SFGate/San Francisco Chronicle
The nearly 130,000 fans who filed into AT&T Park over the weekend to watch the Red Sox take two of three from the Giants could not have witnessed a clearer divide between one team primed to make a run for a division title and another that is treading water.
The headline from Sunday's 5-1 Boston win was Tim Lincecum being knocked out before the fourth inning for the second time in 105 major-league starts, leading to the Giants' third consecutive series loss.
For the record, manager Bruce Bochy and Lincecum said the two-time Cy Young winner is not hurt.
"He didn't have it, so he came out after three," Bochy said.
Lincecum was off kilter almost throughout his 79-pitch, four-run day, reverting to the struggles he had in May before winning three in a row.
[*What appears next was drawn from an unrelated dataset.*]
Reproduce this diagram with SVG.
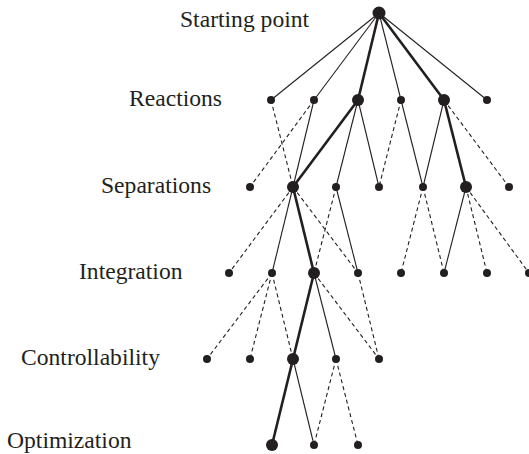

The best evidence was not the splash home run he allowed to David Ortiz in the first inning, after Big Papi got a favorable call from home-plate umpire Mike DiMuro on a 2-2 check swing. A better clue was Lincecum going 3-1 on Jon Lester before the Red Sox pitcher blasted a 415-foot sacrifice fly to right-center in the second, helping himself during a complete-game victory.
"In the second inning, I kind of lost my stuff," said Lincecum, who can take some comfort in knowing these Red Sox also battered Ubaldo Jimenez and Roy Halladay this season.
There was no consolation for the Giants in falling 4 1/2 games behind first-place San Diego, matching their largest deficit of the year with the Dodgers arriving tonight for their first 2010 visit to San Francisco.
The broader headline for the Giants is how they do not have the look of a playoff team - in contrast to Boston.
They compete for nine innings. You have to give them that. And their rotation will keep them in the hunt.
But offensively, they do not have the speed to run or stay out of double plays. Aside from Juan Uribe and Aubrey Huff, they rarely slug. They leave far too many runners on base and score too many runs on outs instead of hits. All three of their runs Saturday and Sunday were produced that way, Andres Torres scoring Sunday on a Huff groundball after an infield hit and two steals.
The Giants enjoy a Torres hot streak here and a Freddy Sanchez pick-me-up there, but too few of them have hit consistently enough to sustain any kind of momentum.
Even a member of the Giants family wondered aloud whether the team as constituted could rip off a long winning streak, as the Dodgers did in May and the Rockies typically do every season.
Optimism about "getting these bats going" sounds less convincing when the midpoint of the schedule is a week away.
The Giants have feasted on weaker opponents. Early in the season, they beat some good teams, but they have lost their last five three-game series against those that currently have winning records. Their last such series win came April 30-May 2 against Colorado. Since their 6-1 start, they are 34-33.
The Giants will face a lot of winning teams before the trade deadline, and one wonders if they can hold on while general manager Brian Sabean tries to swing a deal for an impact bat, which has become difficult in the wild-card era, with so many teams remaining in the hunt.
"We've talked about it," Bochy said. "This is an important stretch for us. This is a part of the season that could determine where you're at."